▸ What to do: Repeat the material below exactly, with no pictures.

━━━━

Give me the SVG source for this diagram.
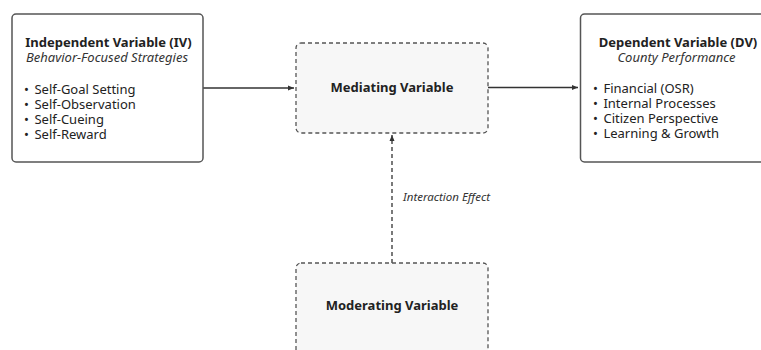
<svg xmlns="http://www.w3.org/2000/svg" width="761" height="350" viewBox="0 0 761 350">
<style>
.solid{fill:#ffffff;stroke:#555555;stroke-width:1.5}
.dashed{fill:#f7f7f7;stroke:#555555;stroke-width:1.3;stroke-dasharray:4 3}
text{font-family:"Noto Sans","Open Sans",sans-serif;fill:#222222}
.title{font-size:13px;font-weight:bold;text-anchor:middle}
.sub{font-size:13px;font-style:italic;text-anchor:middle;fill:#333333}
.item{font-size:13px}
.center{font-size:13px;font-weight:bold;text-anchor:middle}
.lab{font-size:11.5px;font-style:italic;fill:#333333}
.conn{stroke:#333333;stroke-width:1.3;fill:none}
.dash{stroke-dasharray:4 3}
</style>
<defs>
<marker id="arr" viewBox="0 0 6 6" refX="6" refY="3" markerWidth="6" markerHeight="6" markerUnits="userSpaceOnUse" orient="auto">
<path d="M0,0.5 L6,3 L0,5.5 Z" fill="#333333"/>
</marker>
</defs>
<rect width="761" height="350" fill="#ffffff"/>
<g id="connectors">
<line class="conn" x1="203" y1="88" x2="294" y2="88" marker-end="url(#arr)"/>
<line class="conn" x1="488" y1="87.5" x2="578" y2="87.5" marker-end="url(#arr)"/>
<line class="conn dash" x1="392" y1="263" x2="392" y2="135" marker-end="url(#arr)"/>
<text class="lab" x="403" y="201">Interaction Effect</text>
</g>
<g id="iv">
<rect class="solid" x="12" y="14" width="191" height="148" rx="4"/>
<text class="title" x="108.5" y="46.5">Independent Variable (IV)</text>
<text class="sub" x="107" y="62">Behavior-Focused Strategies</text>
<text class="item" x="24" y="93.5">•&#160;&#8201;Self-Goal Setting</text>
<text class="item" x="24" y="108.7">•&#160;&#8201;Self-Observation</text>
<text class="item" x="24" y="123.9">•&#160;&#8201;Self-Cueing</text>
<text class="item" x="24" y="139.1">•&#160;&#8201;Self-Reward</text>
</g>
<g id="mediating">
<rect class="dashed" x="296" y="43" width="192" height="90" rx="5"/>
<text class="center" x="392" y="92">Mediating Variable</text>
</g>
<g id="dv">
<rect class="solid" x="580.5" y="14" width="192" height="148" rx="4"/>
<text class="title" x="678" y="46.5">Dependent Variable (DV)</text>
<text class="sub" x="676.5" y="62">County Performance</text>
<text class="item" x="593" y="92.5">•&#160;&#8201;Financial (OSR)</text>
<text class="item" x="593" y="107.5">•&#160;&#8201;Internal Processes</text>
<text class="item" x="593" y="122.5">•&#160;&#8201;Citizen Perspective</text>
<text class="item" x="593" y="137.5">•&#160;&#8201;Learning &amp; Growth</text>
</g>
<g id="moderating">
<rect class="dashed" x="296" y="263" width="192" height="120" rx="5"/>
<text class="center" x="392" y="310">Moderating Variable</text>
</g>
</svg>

━━━━

▸ Exercise solution:
Give me the SVG source for this diagram.
<svg xmlns="http://www.w3.org/2000/svg" width="761" height="350" viewBox="0 0 761 350">
<style>
.solid{fill:#ffffff;stroke:#555555;stroke-width:1.5}
.dashed{fill:#f7f7f7;stroke:#555555;stroke-width:1.3;stroke-dasharray:4 3}
text{font-family:"Noto Sans","Open Sans",sans-serif;fill:#222222}
.title{font-size:13px;font-weight:bold;text-anchor:middle}
.sub{font-size:13px;font-style:italic;text-anchor:middle;fill:#333333}
.item{font-size:13px}
.center{font-size:13px;font-weight:bold;text-anchor:middle}
.lab{font-size:11.5px;font-style:italic;fill:#333333}
.conn{stroke:#333333;stroke-width:1.3;fill:none}
.dash{stroke-dasharray:4 3}
</style>
<defs>
<marker id="arr" viewBox="0 0 6 6" refX="6" refY="3" markerWidth="6" markerHeight="6" markerUnits="userSpaceOnUse" orient="auto">
<path d="M0,0.5 L6,3 L0,5.5 Z" fill="#333333"/>
</marker>
</defs>
<rect width="761" height="350" fill="#ffffff"/>
<g id="connectors">
<line class="conn" x1="203" y1="88" x2="294" y2="88" marker-end="url(#arr)"/>
<line class="conn" x1="488" y1="87.5" x2="578" y2="87.5" marker-end="url(#arr)"/>
<line class="conn dash" x1="392" y1="263" x2="392" y2="135" marker-end="url(#arr)"/>
<text class="lab" x="403" y="201">Interaction Effect</text>
</g>
<g id="iv">
<rect class="solid" x="12" y="14" width="191" height="148" rx="4"/>
<text class="title" x="108.5" y="46.5">Independent Variable (IV)</text>
<text class="sub" x="107" y="62">Behavior-Focused Strategies</text>
<text class="item" x="24" y="93.5">•&#160;&#8201;Self-Goal Setting</text>
<text class="item" x="24" y="108.7">•&#160;&#8201;Self-Observation</text>
<text class="item" x="24" y="123.9">•&#160;&#8201;Self-Cueing</text>
<text class="item" x="24" y="139.1">•&#160;&#8201;Self-Reward</text>
</g>
<g id="mediating">
<rect class="dashed" x="296" y="43" width="192" height="90" rx="5"/>
<text class="center" x="392" y="92">Mediating Variable</text>
</g>
<g id="dv">
<rect class="solid" x="580.5" y="14" width="192" height="148" rx="4"/>
<text class="title" x="678" y="46.5">Dependent Variable (DV)</text>
<text class="sub" x="676.5" y="62">County Performance</text>
<text class="item" x="593" y="92.5">•&#160;&#8201;Financial (OSR)</text>
<text class="item" x="593" y="107.5">•&#160;&#8201;Internal Processes</text>
<text class="item" x="593" y="122.5">•&#160;&#8201;Citizen Perspective</text>
<text class="item" x="593" y="137.5">•&#160;&#8201;Learning &amp; Growth</text>
</g>
<g id="moderating">
<rect class="dashed" x="296" y="263" width="192" height="120" rx="5"/>
<text class="center" x="392" y="310">Moderating Variable</text>
</g>
</svg>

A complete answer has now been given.